» **Problem statement**: Retype the whole listing, please, keeping every line exact and dropping the pictures.
## BEGIN
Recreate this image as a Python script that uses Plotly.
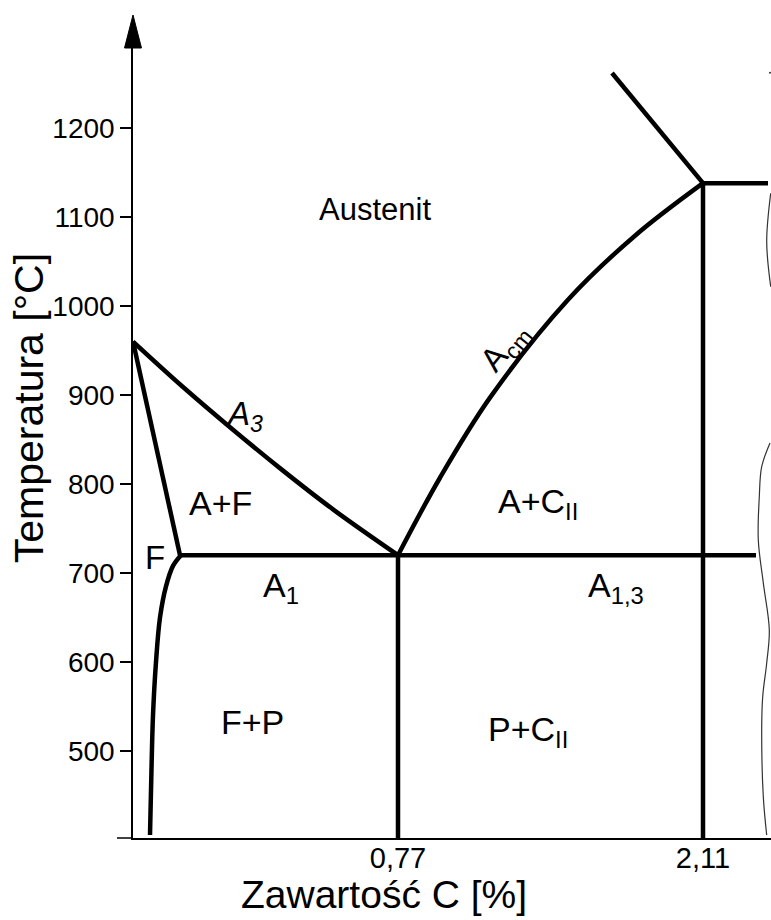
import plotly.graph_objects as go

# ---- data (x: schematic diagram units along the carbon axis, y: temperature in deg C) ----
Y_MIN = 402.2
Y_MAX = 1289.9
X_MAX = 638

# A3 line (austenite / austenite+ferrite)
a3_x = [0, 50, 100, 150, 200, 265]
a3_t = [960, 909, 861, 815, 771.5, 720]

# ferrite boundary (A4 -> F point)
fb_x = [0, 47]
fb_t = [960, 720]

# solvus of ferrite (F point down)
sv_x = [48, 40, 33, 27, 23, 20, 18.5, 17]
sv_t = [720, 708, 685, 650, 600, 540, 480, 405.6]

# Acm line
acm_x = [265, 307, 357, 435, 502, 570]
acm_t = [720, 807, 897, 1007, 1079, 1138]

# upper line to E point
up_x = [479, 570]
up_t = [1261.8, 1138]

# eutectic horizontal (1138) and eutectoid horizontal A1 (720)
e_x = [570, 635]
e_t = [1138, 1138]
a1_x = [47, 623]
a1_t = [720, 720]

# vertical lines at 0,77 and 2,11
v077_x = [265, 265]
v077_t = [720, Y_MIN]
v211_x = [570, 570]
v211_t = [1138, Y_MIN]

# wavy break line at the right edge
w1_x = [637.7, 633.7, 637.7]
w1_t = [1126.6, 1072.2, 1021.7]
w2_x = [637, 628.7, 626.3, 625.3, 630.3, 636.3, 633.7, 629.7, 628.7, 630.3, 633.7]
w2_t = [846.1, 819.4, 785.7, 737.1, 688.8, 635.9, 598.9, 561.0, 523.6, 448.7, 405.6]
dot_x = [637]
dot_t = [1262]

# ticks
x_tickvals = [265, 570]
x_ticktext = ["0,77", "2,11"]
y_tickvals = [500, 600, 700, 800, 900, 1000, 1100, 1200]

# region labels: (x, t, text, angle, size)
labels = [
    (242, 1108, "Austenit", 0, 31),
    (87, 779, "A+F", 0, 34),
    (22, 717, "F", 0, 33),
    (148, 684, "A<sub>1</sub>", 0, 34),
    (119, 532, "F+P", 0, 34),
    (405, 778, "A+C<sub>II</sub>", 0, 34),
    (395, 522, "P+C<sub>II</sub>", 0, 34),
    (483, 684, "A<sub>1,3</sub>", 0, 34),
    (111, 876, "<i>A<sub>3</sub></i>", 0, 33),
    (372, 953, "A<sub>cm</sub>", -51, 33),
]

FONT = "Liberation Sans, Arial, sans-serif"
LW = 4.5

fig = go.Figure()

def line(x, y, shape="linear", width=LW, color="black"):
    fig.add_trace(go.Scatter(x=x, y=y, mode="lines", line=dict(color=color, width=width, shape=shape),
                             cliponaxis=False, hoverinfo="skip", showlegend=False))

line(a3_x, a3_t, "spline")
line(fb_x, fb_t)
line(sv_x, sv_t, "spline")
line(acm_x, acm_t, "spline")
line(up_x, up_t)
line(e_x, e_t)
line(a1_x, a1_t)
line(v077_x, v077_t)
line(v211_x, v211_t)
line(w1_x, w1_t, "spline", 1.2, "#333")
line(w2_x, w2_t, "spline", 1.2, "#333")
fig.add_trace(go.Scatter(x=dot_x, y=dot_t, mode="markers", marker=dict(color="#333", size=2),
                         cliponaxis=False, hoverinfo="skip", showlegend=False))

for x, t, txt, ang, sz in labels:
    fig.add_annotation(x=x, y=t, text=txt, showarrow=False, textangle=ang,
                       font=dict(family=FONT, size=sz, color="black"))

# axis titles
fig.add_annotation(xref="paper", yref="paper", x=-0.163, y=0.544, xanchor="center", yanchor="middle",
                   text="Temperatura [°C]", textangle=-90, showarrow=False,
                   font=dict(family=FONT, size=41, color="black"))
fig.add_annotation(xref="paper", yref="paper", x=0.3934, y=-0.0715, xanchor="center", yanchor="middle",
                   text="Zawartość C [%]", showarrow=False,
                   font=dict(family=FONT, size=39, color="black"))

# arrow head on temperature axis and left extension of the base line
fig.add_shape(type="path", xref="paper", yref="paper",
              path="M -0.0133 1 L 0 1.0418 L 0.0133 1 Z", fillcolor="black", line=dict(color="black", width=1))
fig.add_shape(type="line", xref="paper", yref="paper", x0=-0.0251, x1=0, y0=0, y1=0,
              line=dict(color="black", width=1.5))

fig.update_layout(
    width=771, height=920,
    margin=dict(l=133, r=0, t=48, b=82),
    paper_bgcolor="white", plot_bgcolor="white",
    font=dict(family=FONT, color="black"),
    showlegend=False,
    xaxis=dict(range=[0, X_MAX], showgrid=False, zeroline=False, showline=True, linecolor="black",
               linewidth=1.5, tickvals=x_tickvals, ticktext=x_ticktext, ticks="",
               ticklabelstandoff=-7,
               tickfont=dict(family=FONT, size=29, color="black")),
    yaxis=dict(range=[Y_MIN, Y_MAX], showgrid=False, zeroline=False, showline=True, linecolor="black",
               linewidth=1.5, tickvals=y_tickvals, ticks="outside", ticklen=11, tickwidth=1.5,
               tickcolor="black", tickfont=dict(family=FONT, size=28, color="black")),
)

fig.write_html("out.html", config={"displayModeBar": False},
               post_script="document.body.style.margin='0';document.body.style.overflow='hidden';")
## END
» **Exercise response**:
Recreate this image as a Python script that uses Plotly.
import plotly.graph_objects as go

# ---- data (x: schematic diagram units along the carbon axis, y: temperature in deg C) ----
Y_MIN = 402.2
Y_MAX = 1289.9
X_MAX = 638

# A3 line (austenite / austenite+ferrite)
a3_x = [0, 50, 100, 150, 200, 265]
a3_t = [960, 909, 861, 815, 771.5, 720]

# ferrite boundary (A4 -> F point)
fb_x = [0, 47]
fb_t = [960, 720]

# solvus of ferrite (F point down)
sv_x = [48, 40, 33, 27, 23, 20, 18.5, 17]
sv_t = [720, 708, 685, 650, 600, 540, 480, 405.6]

# Acm line
acm_x = [265, 307, 357, 435, 502, 570]
acm_t = [720, 807, 897, 1007, 1079, 1138]

# upper line to E point
up_x = [479, 570]
up_t = [1261.8, 1138]

# eutectic horizontal (1138) and eutectoid horizontal A1 (720)
e_x = [570, 635]
e_t = [1138, 1138]
a1_x = [47, 623]
a1_t = [720, 720]

# vertical lines at 0,77 and 2,11
v077_x = [265, 265]
v077_t = [720, Y_MIN]
v211_x = [570, 570]
v211_t = [1138, Y_MIN]

# wavy break line at the right edge
w1_x = [637.7, 633.7, 637.7]
w1_t = [1126.6, 1072.2, 1021.7]
w2_x = [637, 628.7, 626.3, 625.3, 630.3, 636.3, 633.7, 629.7, 628.7, 630.3, 633.7]
w2_t = [846.1, 819.4, 785.7, 737.1, 688.8, 635.9, 598.9, 561.0, 523.6, 448.7, 405.6]
dot_x = [637]
dot_t = [1262]

# ticks
x_tickvals = [265, 570]
x_ticktext = ["0,77", "2,11"]
y_tickvals = [500, 600, 700, 800, 900, 1000, 1100, 1200]

# region labels: (x, t, text, angle, size)
labels = [
    (242, 1108, "Austenit", 0, 31),
    (87, 779, "A+F", 0, 34),
    (22, 717, "F", 0, 33),
    (148, 684, "A<sub>1</sub>", 0, 34),
    (119, 532, "F+P", 0, 34),
    (405, 778, "A+C<sub>II</sub>", 0, 34),
    (395, 522, "P+C<sub>II</sub>", 0, 34),
    (483, 684, "A<sub>1,3</sub>", 0, 34),
    (111, 876, "<i>A<sub>3</sub></i>", 0, 33),
    (372, 953, "A<sub>cm</sub>", -51, 33),
]

FONT = "Liberation Sans, Arial, sans-serif"
LW = 4.5

fig = go.Figure()

def line(x, y, shape="linear", width=LW, color="black"):
    fig.add_trace(go.Scatter(x=x, y=y, mode="lines", line=dict(color=color, width=width, shape=shape),
                             cliponaxis=False, hoverinfo="skip", showlegend=False))

line(a3_x, a3_t, "spline")
line(fb_x, fb_t)
line(sv_x, sv_t, "spline")
line(acm_x, acm_t, "spline")
line(up_x, up_t)
line(e_x, e_t)
line(a1_x, a1_t)
line(v077_x, v077_t)
line(v211_x, v211_t)
line(w1_x, w1_t, "spline", 1.2, "#333")
line(w2_x, w2_t, "spline", 1.2, "#333")
fig.add_trace(go.Scatter(x=dot_x, y=dot_t, mode="markers", marker=dict(color="#333", size=2),
                         cliponaxis=False, hoverinfo="skip", showlegend=False))

for x, t, txt, ang, sz in labels:
    fig.add_annotation(x=x, y=t, text=txt, showarrow=False, textangle=ang,
                       font=dict(family=FONT, size=sz, color="black"))

# axis titles
fig.add_annotation(xref="paper", yref="paper", x=-0.163, y=0.544, xanchor="center", yanchor="middle",
                   text="Temperatura [°C]", textangle=-90, showarrow=False,
                   font=dict(family=FONT, size=41, color="black"))
fig.add_annotation(xref="paper", yref="paper", x=0.3934, y=-0.0715, xanchor="center", yanchor="middle",
                   text="Zawartość C [%]", showarrow=False,
                   font=dict(family=FONT, size=39, color="black"))

# arrow head on temperature axis and left extension of the base line
fig.add_shape(type="path", xref="paper", yref="paper",
              path="M -0.0133 1 L 0 1.0418 L 0.0133 1 Z", fillcolor="black", line=dict(color="black", width=1))
fig.add_shape(type="line", xref="paper", yref="paper", x0=-0.0251, x1=0, y0=0, y1=0,
              line=dict(color="black", width=1.5))

fig.update_layout(
    width=771, height=920,
    margin=dict(l=133, r=0, t=48, b=82),
    paper_bgcolor="white", plot_bgcolor="white",
    font=dict(family=FONT, color="black"),
    showlegend=False,
    xaxis=dict(range=[0, X_MAX], showgrid=False, zeroline=False, showline=True, linecolor="black",
               linewidth=1.5, tickvals=x_tickvals, ticktext=x_ticktext, ticks="",
               ticklabelstandoff=-7,
               tickfont=dict(family=FONT, size=29, color="black")),
    yaxis=dict(range=[Y_MIN, Y_MAX], showgrid=False, zeroline=False, showline=True, linecolor="black",
               linewidth=1.5, tickvals=y_tickvals, ticks="outside", ticklen=11, tickwidth=1.5,
               tickcolor="black", tickfont=dict(family=FONT, size=28, color="black")),
)

fig.write_html("out.html", config={"displayModeBar": False},
               post_script="document.body.style.margin='0';document.body.style.overflow='hidden';")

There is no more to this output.